TASK GOAL: Quote the data exactly, first line to the line containing "import matplotlib.patheffects as pe", with no pictures.

★ ★ ★ ★ ★ ★ ★

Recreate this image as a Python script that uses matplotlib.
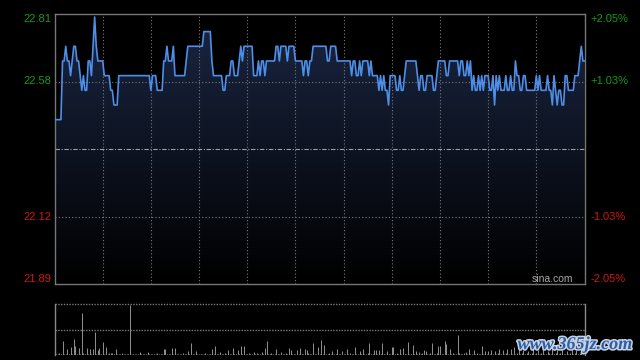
import matplotlib
matplotlib.use('Agg')
import matplotlib.pyplot as plt
import numpy as np
from matplotlib.colors import LinearSegmentedColormap
import matplotlib.patheffects as pe

# intraday minute prices (HK tick 0.05), 331 minutes
price = [
    22.45, 22.45, 22.45, 22.45, 22.45, 22.65, 22.65, 22.70, 22.65, 22.65,
    22.60, 22.65, 22.70, 22.70, 22.65, 22.65, 22.60, 22.55, 22.60, 22.55,
    22.55, 22.65, 22.65, 22.60, 22.70, 22.80, 22.70, 22.65, 22.65, 22.65,
    22.65, 22.60, 22.60, 22.60, 22.60, 22.55, 22.55, 22.50, 22.50, 22.50,
    22.60, 22.60, 22.60, 22.60, 22.60, 22.60, 22.60, 22.60, 22.60, 22.60,
    22.60, 22.60, 22.60, 22.60, 22.60, 22.60, 22.60, 22.60, 22.60, 22.60,
    22.55, 22.60, 22.60, 22.60, 22.55, 22.55, 22.55, 22.55, 22.65, 22.65,
    22.70, 22.65, 22.65, 22.65, 22.70, 22.60, 22.60, 22.60, 22.60, 22.60,
    22.60, 22.60, 22.65, 22.70, 22.70, 22.70, 22.70, 22.70, 22.70, 22.70,
    22.70, 22.70, 22.70, 22.75, 22.75, 22.75, 22.75, 22.75, 22.65, 22.60,
    22.60, 22.60, 22.60, 22.60, 22.60, 22.55, 22.55, 22.60, 22.60, 22.60,
    22.65, 22.65, 22.60, 22.60, 22.60, 22.65, 22.70, 22.65, 22.70, 22.70,
    22.70, 22.70, 22.70, 22.70, 22.60, 22.60, 22.60, 22.65, 22.60, 22.65,
    22.65, 22.60, 22.65, 22.65, 22.65, 22.65, 22.65, 22.65, 22.70, 22.70,
    22.65, 22.70, 22.70, 22.70, 22.70, 22.65, 22.70, 22.70, 22.70, 22.70,
    22.65, 22.65, 22.65, 22.65, 22.65, 22.60, 22.65, 22.65, 22.60, 22.65,
    22.65, 22.70, 22.70, 22.70, 22.70, 22.70, 22.70, 22.70, 22.70, 22.70,
    22.65, 22.65, 22.70, 22.70, 22.70, 22.70, 22.65, 22.65, 22.65, 22.65,
    22.65, 22.65, 22.65, 22.65, 22.65, 22.60, 22.65, 22.65, 22.60, 22.60,
    22.65, 22.60, 22.65, 22.65, 22.65, 22.65, 22.60, 22.65, 22.60, 22.60,
    22.60, 22.60, 22.55, 22.60, 22.55, 22.60, 22.55, 22.55, 22.50, 22.60,
    22.60, 22.60, 22.60, 22.55, 22.55, 22.60, 22.55, 22.55, 22.60, 22.65,
    22.65, 22.65, 22.65, 22.65, 22.65, 22.65, 22.60, 22.55, 22.60, 22.60,
    22.55, 22.55, 22.60, 22.60, 22.60, 22.60, 22.55, 22.55, 22.60, 22.65,
    22.65, 22.65, 22.65, 22.65, 22.60, 22.60, 22.65, 22.65, 22.65, 22.65,
    22.65, 22.65, 22.60, 22.65, 22.65, 22.60, 22.60, 22.65, 22.60, 22.65,
    22.55, 22.60, 22.55, 22.55, 22.60, 22.55, 22.60, 22.55, 22.60, 22.60,
    22.60, 22.55, 22.55, 22.60, 22.50, 22.60, 22.55, 22.60, 22.55, 22.55,
    22.55, 22.60, 22.55, 22.55, 22.60, 22.55, 22.55, 22.65, 22.60, 22.60,
    22.55, 22.55, 22.60, 22.60, 22.55, 22.55, 22.55, 22.55, 22.55, 22.55,
    22.60, 22.55, 22.60, 22.55, 22.55, 22.55, 22.55, 22.60, 22.55, 22.55,
    22.50, 22.60, 22.55, 22.50, 22.55, 22.55, 22.50, 22.50, 22.60, 22.60,
    22.55, 22.55, 22.55, 22.55, 22.60, 22.60, 22.60, 22.65, 22.70, 22.65,
    22.65,
]

# minute volumes (relative units)
volume = [
    1, 1, 1, 2, 1, 14, 1, 1, 6, 1,
    8, 1, 16, 9, 1, 7, 1, 42, 2, 1,
    7, 1, 6, 1, 6, 23, 1, 5, 7, 1,
    13, 1, 8, 1, 2, 2, 2, 1, 6, 1,
    1, 1, 2, 1, 1, 1, 1, 50, 1, 1,
    1, 1, 1, 3, 1, 1, 1, 1, 3, 1,
    1, 1, 1, 1, 2, 1, 1, 1, 6, 6,
    1, 1, 1, 7, 1, 7, 1, 1, 1, 1,
    2, 1, 1, 4, 1, 12, 1, 1, 4, 1,
    1, 1, 1, 1, 2, 1, 1, 1, 6, 1,
    9, 1, 1, 3, 1, 1, 2, 1, 5, 1,
    1, 7, 1, 1, 5, 1, 9, 1, 9, 1,
    1, 2, 1, 1, 3, 1, 2, 1, 1, 3,
    1, 7, 14, 1, 1, 2, 1, 1, 6, 1,
    1, 3, 1, 1, 2, 1, 7, 5, 1, 1,
    1, 5, 1, 7, 1, 1, 6, 5, 2, 1,
    1, 12, 1, 1, 8, 1, 15, 1, 10, 1,
    1, 2, 1, 4, 1, 1, 6, 1, 1, 4,
    1, 1, 6, 1, 2, 1, 1, 8, 1, 1,
    4, 1, 6, 1, 1, 2, 12, 1, 1, 5,
    5, 1, 5, 1, 12, 1, 1, 4, 1, 1,
    8, 8, 1, 2, 1, 6, 1, 7, 1, 1,
    13, 1, 1, 10, 1, 4, 1, 3, 1, 2,
    5, 4, 1, 1, 2, 12, 1, 1, 2, 9,
    9, 1, 1, 14, 11, 1, 6, 1, 2, 1,
    1, 20, 2, 1, 1, 2, 3, 1, 6, 1,
    1, 5, 1, 2, 1, 1, 9, 1, 4, 1,
    4, 1, 5, 1, 4, 1, 2, 6, 1, 5,
    1, 2, 6, 1, 6, 1, 8, 1, 2, 8,
    1, 2, 5, 1, 2, 4, 1, 2, 6, 1,
    2, 5, 1, 2, 7, 1, 1, 4, 2, 1,
    6, 1, 2, 5, 1, 2, 8, 1, 1, 4,
    1, 2, 6, 1, 2, 5, 1, 2, 7, 1,
    6,
]

prev_close = 22.35
price_ticks = [22.81, 22.58, 22.12, 21.89]
price_labels = ['22.81', '22.58', '22.12', '21.89']
pct_labels = ['+2.05%', '+1.03%', '-1.03%', '-2.05%']

GREEN = '#169a16'
RED = '#d01414'
GRID = '#7a7a7a'

minutes = np.arange(len(price))
x_max = len(price) - 1

fig = plt.figure(figsize=(6.4, 3.6), dpi=100, facecolor='black')
ax = fig.add_axes([54.5 / 640, 1 - 284 / 360, 530 / 640, 270 / 360])
axv = fig.add_axes([54.5 / 640, 1 - 355 / 360, 530 / 640, 51 / 360])

for a in (ax, axv):
    a.set_facecolor('black')
    a.set_xticks([])
    a.set_yticks([])

# price panel
ax.set_xlim(0, x_max)
ax.set_ylim(21.89, 22.81)
for s in ax.spines.values():
    s.set_color('#767676')
    s.set_linewidth(1)

fill = ax.fill_between(minutes, price, 21.89, facecolor='none', edgecolor='none')
cmap = LinearSegmentedColormap.from_list('fade', ['#000000', '#1a2642'])
grad = np.linspace(1, 0, 256).reshape(-1, 1)
im = ax.imshow(grad, aspect='auto', cmap=cmap, extent=[0, x_max, 21.89, 22.81],
               zorder=1, interpolation='bilinear')
im.set_clip_path(fill.get_paths()[0], transform=ax.transData)

for k in range(1, 11):
    ax.axvline(k * 30, color=GRID, lw=0.8, ls=(0, (1, 2)), zorder=2)
for yv in (price_ticks[1], price_ticks[2]):
    ax.axhline(yv, color=GRID, lw=0.8, ls=(0, (1, 2)), zorder=2)
ax.axhline(prev_close, color='#a0a0a0', lw=0.8, ls=(0, (4, 1.5, 1, 1.5)), zorder=2)

ax.plot(minutes, price, color='#4d8ee8', lw=1.2, zorder=3)

tr_left = ax.get_yaxis_transform()
vas = ['top', 'center', 'center', 'bottom']
colors = [GREEN, GREEN, RED, RED]
for yv, lab, pl, va, c in zip(price_ticks, price_labels, pct_labels, vas, colors):
    ax.text(-0.006, yv, lab, transform=tr_left, ha='right', va=va, color=c,
            fontsize=8, family='Liberation Sans')
    ax.text(1.011, yv, pl, transform=tr_left, ha='left', va=va, color=c,
            fontsize=8, family='Liberation Sans')

ax.text(0.978, 0.018, 'sina.com', transform=ax.transAxes, ha='right', va='center',
        color='#a8a8a8', fontsize=7.5, family='Liberation Sans', zorder=4)

# volume panel
axv.set_xlim(0, x_max)
axv.set_ylim(0, 50.5)
axv.spines['top'].set_visible(False)
axv.spines['bottom'].set_visible(False)
for side in ('left', 'right'):
    axv.spines[side].set_color('#8a8a8a')
    axv.spines[side].set_linewidth(1)
axv.axhline(50.5, color=GRID, lw=1, ls=(0, (1, 1)), clip_on=False)
axv.axhline(25.25, color=GRID, lw=1, ls=(0, (1, 1)))
axv.axhline(0.3, color='#5a5a5a', lw=1, ls=(0, (1, 1)))
axv.vlines(minutes, 0, volume, colors='#8c8c8c', lw=0.72, zorder=3)

# site watermark
fig.text(0.898, 0.043, 'www.365jz.com', ha='center', va='center', color='#2b5ea8',
         fontsize=13, family='Liberation Serif', weight='bold', style='italic',
         path_effects=[pe.withStroke(linewidth=2.2, foreground='#c8d2e2')])

fig.savefig('out.png', dpi=100, facecolor='black')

★ ★ ★ ★ ★ ★ ★

RESPONSE TO THE TASK:
Recreate this image as a Python script that uses matplotlib.
import matplotlib
matplotlib.use('Agg')
import matplotlib.pyplot as plt
import numpy as np
from matplotlib.colors import LinearSegmentedColormap
import matplotlib.patheffects as pe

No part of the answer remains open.